'''
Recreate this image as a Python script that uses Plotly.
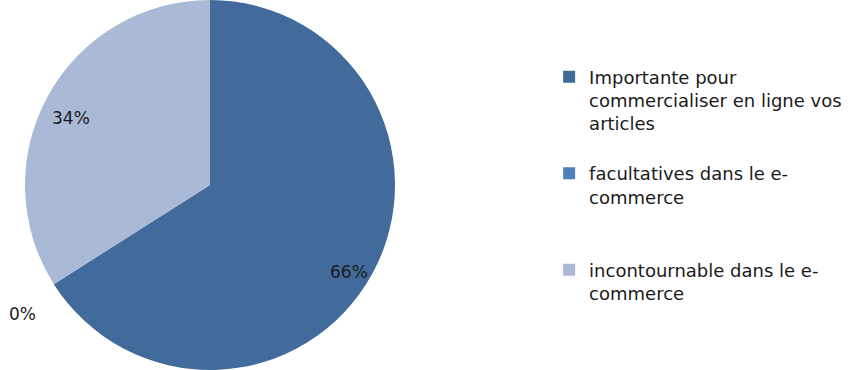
import math
import plotly.graph_objects as go

labels = [
    "Importante pour<br>commercialiser en ligne vos<br>articles<br> ",
    "facultatives dans le e-<br>commerce<br> <br> ",
    "incontournable dans le e-<br>commerce",
]
values = [66, 0, 34]
percent_text = ["66%", "0%", "34%"]
colors = ["#426A9B", "#4F7FBD", "#AAB9D6"]

W, H = 854, 370
cx, cy = 210, 185
r = 185
label_cy = 195
FONT = "DejaVu Sans"

fig = go.Figure(
    go.Pie(
        labels=labels,
        values=values,
        sort=False,
        direction="clockwise",
        rotation=0,
        marker=dict(colors=colors, line=dict(width=0)),
        textinfo="none",
        showlegend=True,
        domain=dict(x=[(cx - r) / W, (cx + r) / W], y=[0, 1]),
        hoverinfo="label+percent",
    )
)

# percentage labels placed along each slice's mid-angle (Excel "best fit" look)
total = sum(values)
start = 0.0
for v, t in zip(values, percent_text):
    sweep = 360.0 * v / total
    mid = math.radians(start + sweep / 2)
    frac = 0.86 if v > 0 else 1.2
    px = cx + frac * r * math.sin(mid)
    py = label_cy - frac * r * math.cos(mid)
    fig.add_annotation(
        x=px / W, y=1 - py / H, xref="paper", yref="paper",
        text=t, showarrow=False,
        font=dict(family=FONT, size=17, color="#1a1a1a"),
        xanchor="center", yanchor="middle",
    )
    start += sweep

fig.update_layout(
    width=W,
    height=H,
    margin=dict(l=0, r=0, t=0, b=0),
    paper_bgcolor="white",
    plot_bgcolor="white",
    font=dict(family=FONT, size=18, color="#1a1a1a"),
    legend=dict(
        x=0.643,
        y=0.842,
        xanchor="left",
        yanchor="top",
        valign="top",
        font=dict(family=FONT, size=18, color="#1a1a1a"),
        bgcolor="rgba(0,0,0,0)",
    ),
)

fig.write_html("out.html")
'''
§ Request
The pictures should not be reproduced; quote all of the other material exactly.

§ Result of the task
Recreate this image as a Python script that uses Plotly.
import math
import plotly.graph_objects as go

labels = [
    "Importante pour<br>commercialiser en ligne vos<br>articles<br> ",
    "facultatives dans le e-<br>commerce<br> <br> ",
    "incontournable dans le e-<br>commerce",
]
values = [66, 0, 34]
percent_text = ["66%", "0%", "34%"]
colors = ["#426A9B", "#4F7FBD", "#AAB9D6"]

W, H = 854, 370
cx, cy = 210, 185
r = 185
label_cy = 195
FONT = "DejaVu Sans"

fig = go.Figure(
    go.Pie(
        labels=labels,
        values=values,
        sort=False,
        direction="clockwise",
        rotation=0,
        marker=dict(colors=colors, line=dict(width=0)),
        textinfo="none",
        showlegend=True,
        domain=dict(x=[(cx - r) / W, (cx + r) / W], y=[0, 1]),
        hoverinfo="label+percent",
    )
)

# percentage labels placed along each slice's mid-angle (Excel "best fit" look)
total = sum(values)
start = 0.0
for v, t in zip(values, percent_text):
    sweep = 360.0 * v / total
    mid = math.radians(start + sweep / 2)
    frac = 0.86 if v > 0 else 1.2
    px = cx + frac * r * math.sin(mid)
    py = label_cy - frac * r * math.cos(mid)
    fig.add_annotation(
        x=px / W, y=1 - py / H, xref="paper", yref="paper",
        text=t, showarrow=False,
        font=dict(family=FONT, size=17, color="#1a1a1a"),
        xanchor="center", yanchor="middle",
    )
    start += sweep

fig.update_layout(
    width=W,
    height=H,
    margin=dict(l=0, r=0, t=0, b=0),
    paper_bgcolor="white",
    plot_bgcolor="white",
    font=dict(family=FONT, size=18, color="#1a1a1a"),
    legend=dict(
        x=0.643,
        y=0.842,
        xanchor="left",
        yanchor="top",
        valign="top",
        font=dict(family=FONT, size=18, color="#1a1a1a"),
        bgcolor="rgba(0,0,0,0)",
    ),
)

fig.write_html("out.html")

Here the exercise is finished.